Loading and plotting a dataset

In this lesson will work with one of the Gapminder datasets.

Let us together read and plot the data and then we explain what is happening and we will improve the figure together. First we read and inspect the data:

# import necessary libraries
import altair as alt
import pandas as pd

# read the data
url_prefix = "https://raw.githubusercontent.com/plotly/datasets/master/"
data = pd.read_csv(url_prefix + "gapminder_with_codes.csv")

# print overview of the dataset
data

With very few lines we can get the first plot:

alt.Chart(data).mark_point().encode(
    x="gdpPercap",
    y="lifeExp",
)
First raw plot with all countries and all years.

First raw plot with all countries and all years.
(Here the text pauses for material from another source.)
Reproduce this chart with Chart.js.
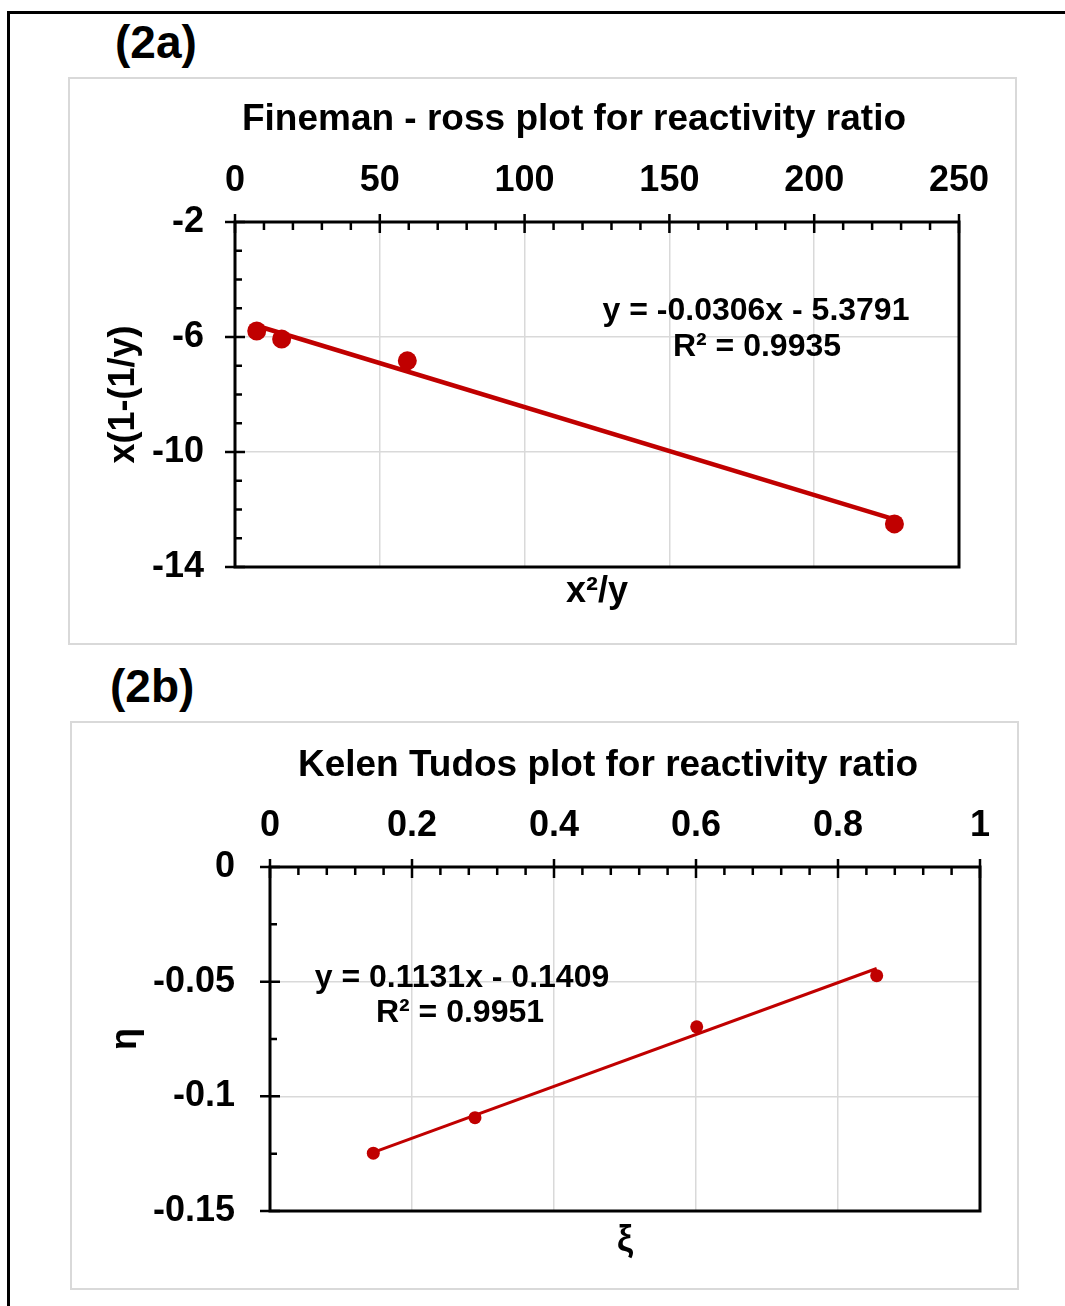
<!DOCTYPE html>
<html>
<head>
<meta charset="utf-8">
<script src="https://cdn.jsdelivr.net/npm/chart.js@4/dist/chart.umd.min.js"></script>
<style>
  html, body { margin: 0; padding: 0; background: #fff; }
  body { width: 1065px; height: 1306px; position: relative; overflow: hidden; font-family: "Liberation Sans", Arial, sans-serif; }
  .sheet { position: absolute; left: 7px; top: 11px; width: 1200px; height: 1400px; border-left: 3px solid #000; border-top: 3px solid #000; }
  .tag { position: absolute; font: bold 46px/46px "Liberation Sans", Arial, sans-serif; color: #000; }
  .box { position: absolute; border: 2px solid #d9d9d9; box-sizing: border-box; }
  .box canvas { position: absolute; left: -2px; top: -2px; }
</style>
</head>
<body>
<div class="sheet"></div>
<div class="tag" style="left:115px; top:19px;">(2a)</div>
<div class="box" style="left:68px; top:77px; width:949px; height:568px;">
  <canvas id="fr" width="949" height="568"></canvas>
</div>
<div class="tag" style="left:110px; top:663px;">(2b)</div>
<div class="box" style="left:70px; top:721px; width:949px; height:569px;">
  <canvas id="kt" width="949" height="569"></canvas>
</div>
<script>
// Fineman-Ross data: x = x^2/y, y = x(1-(1/y))
const frX = [7.5, 16.1, 59.5, 227.7];
const frY = [-5.79, -6.07, -6.83, -12.50];
const frSlope = -0.0306;
const frIntercept = -5.3791;
const frR2 = 0.9935;
const frTicksX = [0, 50, 100, 150, 200, 250];
const frTicksY = [-14, -10, -6, -2];

// Kelen-Tudos data: xi vs eta
const ktXi = [0.1455, 0.2887, 0.601, 0.8545];
const ktEta = [-0.1248, -0.1093, -0.0697, -0.0474];
const ktSlope = 0.1131;
const ktIntercept = -0.1409;
const ktR2 = 0.9951;
const ktTicksX = [0, 0.2, 0.4, 0.6, 0.8, 1];
const ktTicksY = [-0.15, -0.1, -0.05, 0];

const FONT = "'Liberation Sans', Arial, sans-serif";
const RED = '#C00000';
Chart.defaults.font.family = FONT;
Chart.defaults.color = '#000';

function eqText(m, b) {
  return 'y = ' + m.toFixed(4) + 'x ' + (b < 0 ? '- ' : '+ ') + Math.abs(b).toFixed(4);
}

function trendPoints(xs, m, b) {
  const lo = Math.min(...xs), hi = Math.max(...xs);
  return [{x: lo, y: m * lo + b}, {x: hi, y: m * hi + b}];
}

function setTicks(values) {
  return scale => { scale.ticks = values.map(v => ({value: v})); };
}

// plain number labels: 1 rather than 1.0, -0.1 rather than -0.10
const plainLabel = v => String(+Number(v).toFixed(6));

// Box frame around the plot, Excel-style major/minor tick marks, title and trendline note
const framePlugin = {
  id: 'frame',
  afterDraw(chart, args, o) {
    const {ctx, chartArea: a, scales} = chart;
    const xs = scales.x, ys = scales.y;
    ctx.save();
    ctx.strokeStyle = '#000';
    ctx.lineWidth = 3;
    ctx.strokeRect(a.left, a.top, a.right - a.left, a.bottom - a.top);
    ctx.lineWidth = 2.5;
    ctx.beginPath();
    const xt = o.xTicks, yt = o.yTicks;
    xt.forEach((v, i) => {
      const px = xs.getPixelForValue(v);
      ctx.moveTo(px, a.top - 8); ctx.lineTo(px, a.top + 11);
      if (i < xt.length - 1) {
        for (let k = 1; k < o.xMinor; k++) {
          const mv = v + (xt[i + 1] - v) * k / o.xMinor;
          const mp = xs.getPixelForValue(mv);
          ctx.moveTo(mp, a.top); ctx.lineTo(mp, a.top + 8);
        }
      }
    });
    yt.forEach((v, i) => {
      const py = ys.getPixelForValue(v);
      ctx.moveTo(a.left - 10, py); ctx.lineTo(a.left + 10, py);
      if (i < yt.length - 1) {
        for (let k = 1; k < o.yMinor; k++) {
          const mv = v + (yt[i + 1] - v) * k / o.yMinor;
          const mp = ys.getPixelForValue(mv);
          ctx.moveTo(a.left, mp); ctx.lineTo(a.left + 7, mp);
        }
      }
    });
    ctx.stroke();
    ctx.fillStyle = '#000';
    ctx.textAlign = 'center';
    ctx.textBaseline = 'middle';
    ctx.font = 'bold 37px ' + FONT;
    ctx.fillText(o.title, o.titleX, o.titleY);
    ctx.font = 'bold 32px ' + FONT;
    o.notes.forEach(n => ctx.fillText(n.text, n.x, n.y));
    ctx.restore();
  }
};

const tickFont = {size: 36, weight: 'bold'};
const titleFont = {size: 36, weight: 'bold'};

function makeChart(id, cfg) {
  return new Chart(document.getElementById(id), {
    type: 'scatter',
    data: {
      datasets: [
        {
          data: cfg.xs.map((x, i) => ({x: x, y: cfg.ys[i]})),
          showLine: false,
          pointRadius: cfg.radius,
          pointBackgroundColor: RED,
          pointBorderColor: RED,
          pointBorderWidth: 0
        },
        {
          data: trendPoints(cfg.xs, cfg.slope, cfg.intercept),
          showLine: true,
          borderColor: RED,
          borderWidth: cfg.lineWidth,
          pointRadius: 0,
          fill: false
        }
      ]
    },
    options: {
      responsive: false,
      animation: false,
      events: [],
      layout: {padding: {left: 0, right: cfg.padRight, top: 0, bottom: 0}},
      plugins: {
        legend: {display: false},
        tooltip: {enabled: false},
        frame: cfg.frame
      },
      scales: {
        x: {
          type: 'linear', position: 'top', min: cfg.xMin, max: cfg.xMax,
          afterBuildTicks: setTicks(cfg.xTicks),
          ticks: {font: tickFont, color: '#000', padding: 19, maxRotation: 0, autoSkip: false, callback: plainLabel},
          grid: {color: '#d9d9d9', lineWidth: 1.5, drawTicks: false},
          border: {display: false},
          afterFit: s => { s.height = cfg.topH; }
        },
        xb: {
          type: 'linear', position: 'bottom', min: cfg.xMin, max: cfg.xMax,
          ticks: {display: false},
          grid: {display: false, drawTicks: false},
          border: {display: false},
          title: {display: true, text: cfg.xTitle, font: titleFont, color: '#000', padding: {top: 0, bottom: cfg.xTitlePad}},
          afterFit: s => { s.height = cfg.bottomH; }
        },
        y: {
          type: 'linear', position: 'left', min: cfg.yMin, max: cfg.yMax,
          afterBuildTicks: setTicks(cfg.yTicks),
          ticks: {font: tickFont, color: '#000', padding: cfg.yTickPad, autoSkip: false, callback: plainLabel},
          grid: {color: '#d9d9d9', lineWidth: 1.5, drawTicks: false},
          border: {display: false},
          title: {display: true, text: cfg.yTitle, font: titleFont, color: '#000', padding: {top: cfg.yTitlePad, bottom: 0}},
          afterFit: s => { s.width = cfg.leftW; }
        }
      }
    },
    plugins: [framePlugin]
  });
}

makeChart('fr', {
  xs: frX, ys: frY, slope: frSlope, intercept: frIntercept,
  radius: 9.5, lineWidth: 4.5,
  xMin: 0, xMax: 250, yMin: -14, yMax: -2,
  xTicks: frTicksX, yTicks: frTicksY,
  padRight: 58, topH: 145, bottomH: 78, leftW: 167,
  yTickPad: 31, xTitlePad: 31, yTitlePad: 34,
  xTitle: 'x²/y', yTitle: 'x(1-(1/y)',
  frame: {
    xTicks: frTicksX, yTicks: frTicksY, xMinor: 5, yMinor: 4,
    title: 'Fineman - ross plot for reactivity ratio', titleX: 506, titleY: 43,
    notes: [
      {text: eqText(frSlope, frIntercept), x: 688, y: 234},
      {text: 'R² = ' + frR2.toFixed(4), x: 689, y: 270}
    ]
  }
});

makeChart('kt', {
  xs: ktXi, ys: ktEta, slope: ktSlope, intercept: ktIntercept,
  radius: 6.5, lineWidth: 3,
  xMin: 0, xMax: 1, yMin: -0.15, yMax: 0,
  xTicks: ktTicksX, yTicks: ktTicksY,
  padRight: 39, topH: 146, bottomH: 79, leftW: 200,
  yTickPad: 35, xTitlePad: 27, yTitlePad: 34,
  xTitle: 'ξ', yTitle: 'η',
  frame: {
    xTicks: ktTicksX, yTicks: ktTicksY, xMinor: 5, yMinor: 2,
    title: 'Kelen Tudos plot for reactivity ratio', titleX: 538, titleY: 45,
    notes: [
      {text: eqText(ktSlope, ktIntercept), x: 392, y: 257},
      {text: 'R² = ' + ktR2.toFixed(4), x: 390, y: 292}
    ]
  }
});
</script>
</body>
</html>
Observe how we connect (encode) visual channels to data columns:

  • x-coordinate with “gdpPercap”

  • y-coordinate with “lifeExp”

The following code would have the same effect but the above version might be easier to read:

alt.Chart(data).mark_point().encode(x="gdpPercap", y="lifeExp")

Let us pause and explain the code

  • alt is a short-hand for altair which we imported on top of the notebook

  • Chart() is a function defined inside altair which takes the data as argument

  • mark_point() is a function that produces scatter plots

  • encode() is a function which encodes data columns to visual channels

Filtering data directly in Vega-Altair

In Vega-Altair we can chain functions. Let us add two more:

alt.Chart(data).mark_point().encode(
    x="gdpPercap",
    y="lifeExp",
).transform_filter(alt.datum.year == 2007).interactive()
Now we only keep the year 2007.

Now we only keep the year 2007.

Using color as additional channel

A very neat feature of Vega-Altair is that it is easy to add and modify visual channels. Let us try to add one more so that we do something with the “continent” data column:

alt.Chart(data).mark_point().encode(
    x="gdpPercap",
    y="lifeExp",
    color="continent",
).transform_filter(alt.datum.year == 2007).interactive()
Using different colors for different continents.

Using different colors for different continents.

Changing to log scale

For this data set we will get a better insight when switching the x-axis from linear to log scale (we changed two lines to show both the “method syntax” and the “attribute syntax”):

alt.Chart(data).mark_point().encode(
    x=alt.X("gdpPercap").scale(type="log"),
    y=alt.Y("lifeExp"),
    color="continent",
).transform_filter(alt.datum.year == 2007).interactive()
Changing the x axis to log scale.

Changing the x axis to log scale.

Improving axis titles

alt.Chart(data).mark_point().encode(
    x=alt.X("gdpPercap").scale(type="log").title("GDP per capita (PPP dollars)"),
    y=alt.Y("lifeExp").title("Life expectancy (years)"),
    color="continent",
).transform_filter(alt.datum.year == 2007).interactive()
Improving the axis titles.

Improving the axis titles.

Faceted charts

To see what faceted charts are and how easy it is to do this, add the following line:

alt.Chart(data).mark_point().encode(
    x=alt.X("gdpPercap").scale(type="log").title("GDP per capita (PPP dollars)"),
    y=alt.Y("lifeExp").title("Life expectancy (years)"),
    color="continent",
    row="continent",
).transform_filter(alt.datum.year == 2007).interactive()

Guess what happens when you change row="continent" to column="continent"?

Changing from points to circles

Let us add one more visual channel, mapping size of the circle to the population size of a country:

alt.Chart(data).mark_circle().encode(
    x=alt.X("gdpPercap").scale(type="log").title("GDP per capita (PPP dollars)"),
    y=alt.Y("lifeExp").title("Life expectancy (years)"),
    color="continent",
    size="pop",
).transform_filter(alt.datum.year == 2007).interactive()
Circle sizes are proportional to population sizes.

Circle sizes are proportional to population sizes.


Where to go from here?

In few steps and few lines of code we have achieved a lot!

These plots are perhaps not publication quality yet but we will learn how to customize and improve in Customizing plots.

Keypoints

  • Avoid manual post-processing, try to script all steps.

  • Browse a number of example galleries to help you choose the library that fits best your work/style.

  • Figures for presentation slides and figures for manuscripts have different requirements. More about that later.